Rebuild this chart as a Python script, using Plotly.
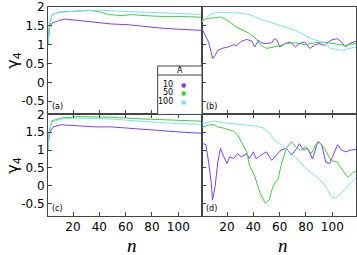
import plotly.graph_objects as go
from plotly.subplots import make_subplots

# ---- data ----
A_values = [10, 50, 100]
colors = ["#7f3ff0", "#3fcf3f", "#80dcfa"]
x_ticks = [20, 40, 60, 80, 100]
y_ticks = [-0.5, 0, 0.5, 1, 1.5, 2]
y_tick_labels = ["-0.5", "0", "0.5", "1", "1.5", "2"]
panel_labels = ["(a)", "(b)", "(c)", "(d)"]

# panel (a)
a_n_10 = [1, 2, 4, 9, 14, 24, 37, 49, 62, 75, 87, 100, 110, 118]
a_v_10 = [1.0, 1.44, 1.57, 1.64, 1.68, 1.64, 1.59, 1.55, 1.53, 1.48, 1.44, 1.41, 1.39, 1.38]
a_n_50 = [1, 2, 4, 9, 19, 32, 39, 47, 57, 65, 75, 87, 100, 118]
a_v_50 = [1.0, 1.5, 1.79, 1.86, 1.88, 1.91, 1.88, 1.80, 1.77, 1.80, 1.77, 1.75, 1.75, 1.73]
a_n_100 = [1, 2, 4, 9, 20, 40, 60, 80, 100, 118]
a_v_100 = [1.0, 1.45, 1.79, 1.86, 1.89, 1.92, 1.88, 1.86, 1.83, 1.80]

# panel (b)
b_n_10 = [1, 2, 6, 8, 9, 11, 13, 17, 21, 25, 27, 31, 35, 39, 41, 44, 46, 50, 54, 56, 58, 60,
          64, 68, 72, 75, 79, 83, 87, 90, 94, 99, 104, 107, 110, 113, 118]
b_v_10 = [1.42, 1.34, 1.07, 0.80, 0.63, 0.72, 0.85, 0.91, 0.94, 1.0, 0.97, 1.09, 1.14, 1.09, 0.94,
          1.12, 1.05, 1.03, 1.05, 1.16, 1.12, 0.94, 1.03, 1.07, 0.94, 1.03, 1.07, 0.90, 1.0, 1.03,
          0.98, 1.12, 1.16, 1.07, 0.94, 1.03, 1.09]
b_n_50 = [1, 5, 10, 15, 17, 22, 27, 32, 37, 42, 46, 50, 55, 60, 64, 72, 79, 87, 94, 102, 109, 118]
b_v_50 = [1.65, 1.70, 1.71, 1.74, 1.71, 1.61, 1.47, 1.38, 1.30, 1.16, 0.98, 0.90, 0.94, 0.97,
          1.03, 1.05, 1.0, 1.05, 1.07, 1.03, 0.98, 1.03]
b_n_100 = [1, 2, 5, 7, 9, 15, 25, 37, 45, 56, 64, 72, 79, 84, 92, 99, 107, 114, 118]
b_v_100 = [1.6, 1.65, 1.74, 1.80, 1.83, 1.86, 1.86, 1.80, 1.68, 1.56, 1.47, 1.38, 1.25, 1.16,
           1.07, 0.90, 0.85, 0.90, 0.94]

# panel (c)
c_n_10 = [1, 2, 5, 11, 24, 37, 49, 62, 75, 87, 100, 118]
c_v_10 = [1.0, 1.48, 1.65, 1.71, 1.68, 1.65, 1.65, 1.61, 1.58, 1.53, 1.51, 1.47]
c_n_50 = [1, 2, 4, 11, 24, 49, 75, 100, 118]
c_v_50 = [1.0, 1.55, 1.82, 1.90, 1.94, 1.92, 1.87, 1.84, 1.81]
c_n_100 = [1, 2, 4, 11, 24, 49, 75, 100, 118]
c_v_100 = [1.0, 1.5, 1.79, 1.87, 1.90, 1.87, 1.80, 1.74, 1.72]

# panel (d)
d_n_10 = [1, 4, 6, 8, 9, 11, 13, 15, 17, 20, 22, 25, 28, 31, 35, 37, 40, 42, 46, 50, 54, 58,
          61, 65, 69, 73, 75, 78, 81, 85, 89, 92, 95, 98, 102, 104, 107, 110, 114, 118]
d_v_10 = [1.19, 1.15, 0.66, 0.09, -0.40, -0.01, 0.66, 1.05, 0.86, 0.62, 0.81, 0.76, 0.90, 0.81,
          0.90, 0.76, 0.95, 0.76, 0.86, 0.95, 0.71, 0.88, 1.0, 1.05, 0.86, 1.05, 1.18, 1.0, 1.05,
          0.76, 1.24, 1.15, 0.66, 0.62, 0.95, 1.15, 1.0, 0.95, 1.0, 1.02]
d_n_50 = [1, 6, 10, 13, 18, 25, 28, 31, 35, 37, 41, 45, 49, 52, 55, 59, 61, 65, 69, 73, 76, 80,
          84, 88, 90, 94, 99, 104, 108, 112, 116, 118]
d_v_50 = [1.63, 1.71, 1.71, 1.65, 1.61, 1.53, 1.43, 1.24, 0.95, 0.57, 0.28, -0.20, -0.49, -0.40,
          -0.01, 0.20, 0.57, 1.05, 1.24, 1.05, 1.0, 1.10, 0.90, 1.19, 1.22, 1.05, 0.71, 0.66,
          0.42, 0.23, 0.38, 0.40]
d_n_100 = [1, 5, 10, 17, 25, 32, 40, 47, 52, 57, 60, 64, 72, 79, 87, 94, 99, 102, 107, 113, 118]
d_v_100 = [1.73, 1.77, 1.82, 1.77, 1.74, 1.73, 1.68, 1.63, 1.48, 1.24, 1.19, 1.05, 0.81, 0.52,
           0.28, 0.04, -0.30, -0.35, -0.20, 0.04, 0.23]

panels = [
    (1, 1, [(a_n_10, a_v_10), (a_n_50, a_v_50), (a_n_100, a_v_100)]),
    (1, 2, [(b_n_10, b_v_10), (b_n_50, b_v_50), (b_n_100, b_v_100)]),
    (2, 1, [(c_n_10, c_v_10), (c_n_50, c_v_50), (c_n_100, c_v_100)]),
    (2, 2, [(d_n_10, d_v_10), (d_n_50, d_v_50), (d_n_100, d_v_100)]),
]

fig = make_subplots(rows=2, cols=2, horizontal_spacing=0, vertical_spacing=0)

for row, col, series in panels:
    for (n, v), color, a in zip(series, colors, A_values):
        fig.add_trace(go.Scatter(x=n, y=v, mode="lines", name=str(a),
                                 line=dict(color=color, width=1), showlegend=False),
                      row=row, col=col)

AX = "#444444"
TICKFONT = dict(family="DejaVu Sans", size=12, color="black")
split = 0.486

for i, (row, col, _) in enumerate(panels):
    k = "" if i == 0 else str(i + 1)
    xd = [0, 0.5] if col == 1 else [0.5, 1]
    yd = [split, 1] if row == 1 else [0, split]
    xa = dict(domain=xd, range=[1, 118], tickvals=x_ticks, ticks="inside", ticklen=4,
              tickcolor=AX, showline=True, linecolor=AX, linewidth=1, showgrid=False,
              zeroline=False, tickfont=TICKFONT, automargin=False,
              showticklabels=(row == 2), mirror=(True if row == 1 else "ticks"))
    ya = dict(domain=yd, range=[-0.85, 2.0], tickvals=y_ticks, ticktext=y_tick_labels,
              ticks="inside", ticklen=4, tickcolor=AX, showline=True, linecolor=AX,
              linewidth=1, showgrid=False, zeroline=False, tickfont=TICKFONT,
              automargin=False, showticklabels=(col == 1), mirror=True)
    fig.layout["xaxis" + k].update(xa)
    fig.layout["yaxis" + k].update(ya)
    fig.add_annotation(text=panel_labels[i], xref="x%s domain" % k, yref="y%s domain" % k,
                       x=0.01, y=0.01, xanchor="left", yanchor="bottom", showarrow=False,
                       font=dict(family="DejaVu Sans", size=8, color="black"))

# axis titles
for xp in [0.272, 0.763]:
    fig.add_annotation(text="<i>n</i>", xref="paper", yref="paper", x=xp, y=-0.1435,
                       xanchor="center", yanchor="middle", showarrow=False,
                       font=dict(family="Liberation Serif", size=19, color="black"))
for yp in [0.744, 0.2416]:
    fig.add_annotation(text="γ<sub>4</sub>", xref="paper", yref="paper", x=-0.113, y=yp,
                       xanchor="center", yanchor="middle", textangle=-90, showarrow=False,
                       font=dict(family="DejaVu Sans", size=16, color="black"))

# legend box inside panel (a)
box_l, box_t, sep_y = 0.712, 0.451, 0.367
fig.add_shape(type="rect", xref="x domain", yref="y domain", x0=box_l, x1=1, y0=0, y1=box_t,
              line=dict(color=AX, width=1), fillcolor="white", layer="above")
fig.add_shape(type="line", xref="x domain", yref="y domain", x0=box_l, x1=1, y0=sep_y, y1=sep_y,
              line=dict(color=AX, width=1), layer="above")
fig.add_annotation(text="A", xref="x domain", yref="y domain", x=(box_l + 1) / 2, y=0.407,
                   xanchor="center", yanchor="middle", showarrow=False,
                   font=dict(family="DejaVu Sans", size=8, color="black"))
entry_y = [0.283, 0.203, 0.118]
for a, color, ey in zip(A_values, colors, entry_y):
    fig.add_annotation(text=str(a), xref="x domain", yref="y domain", x=0.826, y=ey,
                       xanchor="right", yanchor="middle", showarrow=False,
                       font=dict(family="DejaVu Sans", size=8, color="black"))
    fig.add_annotation(text="●", xref="x domain", yref="y domain", x=0.877, y=ey,
                       xanchor="center", yanchor="middle", showarrow=False,
                       font=dict(family="DejaVu Sans", size=6, color=color))

fig.update_layout(template="none", width=357, height=255,
                  margin=dict(l=48, r=1, t=7, b=39),
                  plot_bgcolor="white", paper_bgcolor="white", showlegend=False)

fig.write_html("out.html", config={"displayModeBar": False},
               post_script="document.body.style.margin='0px';")
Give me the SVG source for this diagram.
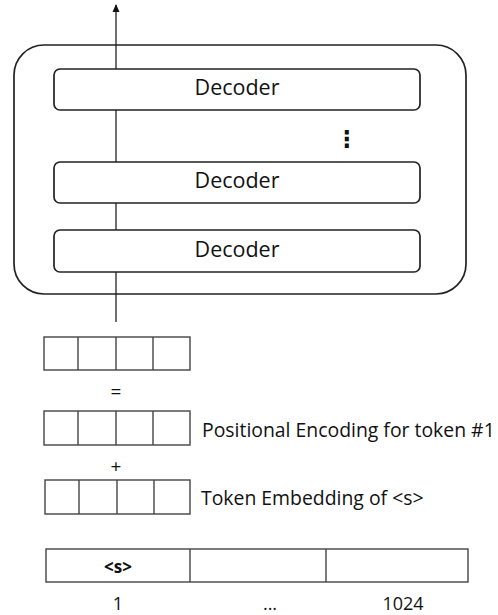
<svg xmlns="http://www.w3.org/2000/svg" width="498" height="615" viewBox="0 0 498 615">
<style>
.box{fill:#fff;stroke:#222;stroke-width:1.7}
.cell{fill:#fff;stroke:#444;stroke-width:1.4}
.div{stroke:#444;stroke-width:1.4}
.t{font-family:"Open Sans","DejaVu Sans",sans-serif;fill:#111}
.dec{font-size:21.5px;text-anchor:middle}
.lab{font-size:19.4px}
.num{font-size:18px;text-anchor:middle}
.op{font-size:19px;text-anchor:middle}
</style>
<defs>
<marker id="ah" viewBox="0 0 8 8" refX="7" refY="4" markerWidth="8" markerHeight="8" markerUnits="userSpaceOnUse" orient="auto">
<path d="M0,0.5 L8,4 L0,7.5 Z" fill="#111"/>
</marker>
</defs>
<g id="stack">
<rect class="box" x="14" y="45" width="452" height="249" rx="30" ry="30"/>
</g>
<g id="connectors">
<line x1="116" y1="322" x2="116" y2="5" stroke="#222" stroke-width="1.3" marker-end="url(#ah)"/>
</g>
<g id="decoder1">
<rect class="box" x="54" y="69" width="366" height="41" rx="6"/>
<text class="t dec" x="237" y="95">Decoder</text>
</g>
<g id="dots">
<text class="t" x="347" y="147" font-size="23" font-weight="bold" text-anchor="middle">⋮</text>
</g>
<g id="decoder2">
<rect class="box" x="54" y="162" width="366" height="41" rx="6"/>
<text class="t dec" x="237" y="188">Decoder</text>
</g>
<g id="decoder3">
<rect class="box" x="54" y="230" width="366" height="42" rx="6"/>
<text class="t dec" x="237" y="257">Decoder</text>
</g>
<g id="vec-sum">
<rect class="cell" x="44" y="337" width="146" height="33"/>
<line class="div" x1="78" y1="337" x2="78" y2="370"/>
<line class="div" x1="116" y1="337" x2="116" y2="370"/>
<line class="div" x1="153" y1="337" x2="153" y2="370"/>
</g>
<g id="eq">
<text class="t op" x="116" y="398">=</text>
</g>
<g id="vec-pos">
<rect class="cell" x="44" y="411" width="146" height="34"/>
<line class="div" x1="78" y1="411" x2="78" y2="445"/>
<line class="div" x1="116" y1="411" x2="116" y2="445"/>
<line class="div" x1="153" y1="411" x2="153" y2="445"/>
<text class="t lab" x="202" y="437">Positional Encoding for token #1</text>
</g>
<g id="plus">
<text class="t op" x="116" y="473">+</text>
</g>
<g id="vec-tok">
<rect class="cell" x="45" y="480" width="145" height="34"/>
<line class="div" x1="79" y1="480" x2="79" y2="514"/>
<line class="div" x1="117" y1="480" x2="117" y2="514"/>
<line class="div" x1="154" y1="480" x2="154" y2="514"/>
<text class="t lab" x="201" y="505">Token Embedding of &lt;s&gt;</text>
</g>
<g id="sequence">
<rect class="cell" x="46" y="549" width="422" height="33"/>
<line class="div" x1="190" y1="549" x2="190" y2="582"/>
<line class="div" x1="326" y1="549" x2="326" y2="582"/>
<text class="t" x="118" y="573" font-size="17" font-weight="bold" text-anchor="middle">&lt;s&gt;</text>
<text class="t num" x="118" y="610">1</text>
<text class="t num" x="270" y="610">...</text>
<text class="t num" x="403" y="610">1024</text>
</g>
</svg>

Exercise task
Skip the pictures, please, and transcribe only the lines from the beginning of the material through the one that contains "1.86, 1.83, 1.80]".

Response below
Rebuild this chart as a Python script, using Plotly.
import plotly.graph_objects as go
from plotly.subplots import make_subplots

# ---- data ----
A_values = [10, 50, 100]
colors = ["#7f3ff0", "#3fcf3f", "#80dcfa"]
x_ticks = [20, 40, 60, 80, 100]
y_ticks = [-0.5, 0, 0.5, 1, 1.5, 2]
y_tick_labels = ["-0.5", "0", "0.5", "1", "1.5", "2"]
panel_labels = ["(a)", "(b)", "(c)", "(d)"]

# panel (a)
a_n_10 = [1, 2, 4, 9, 14, 24, 37, 49, 62, 75, 87, 100, 110, 118]
a_v_10 = [1.0, 1.44, 1.57, 1.64, 1.68, 1.64, 1.59, 1.55, 1.53, 1.48, 1.44, 1.41, 1.39, 1.38]
a_n_50 = [1, 2, 4, 9, 19, 32, 39, 47, 57, 65, 75, 87, 100, 118]
a_v_50 = [1.0, 1.5, 1.79, 1.86, 1.88, 1.91, 1.88, 1.80, 1.77, 1.80, 1.77, 1.75, 1.75, 1.73]
a_n_100 = [1, 2, 4, 9, 20, 40, 60, 80, 100, 118]
a_v_100 = [1.0, 1.45, 1.79, 1.86, 1.89, 1.92, 1.88, 1.86, 1.83, 1.80]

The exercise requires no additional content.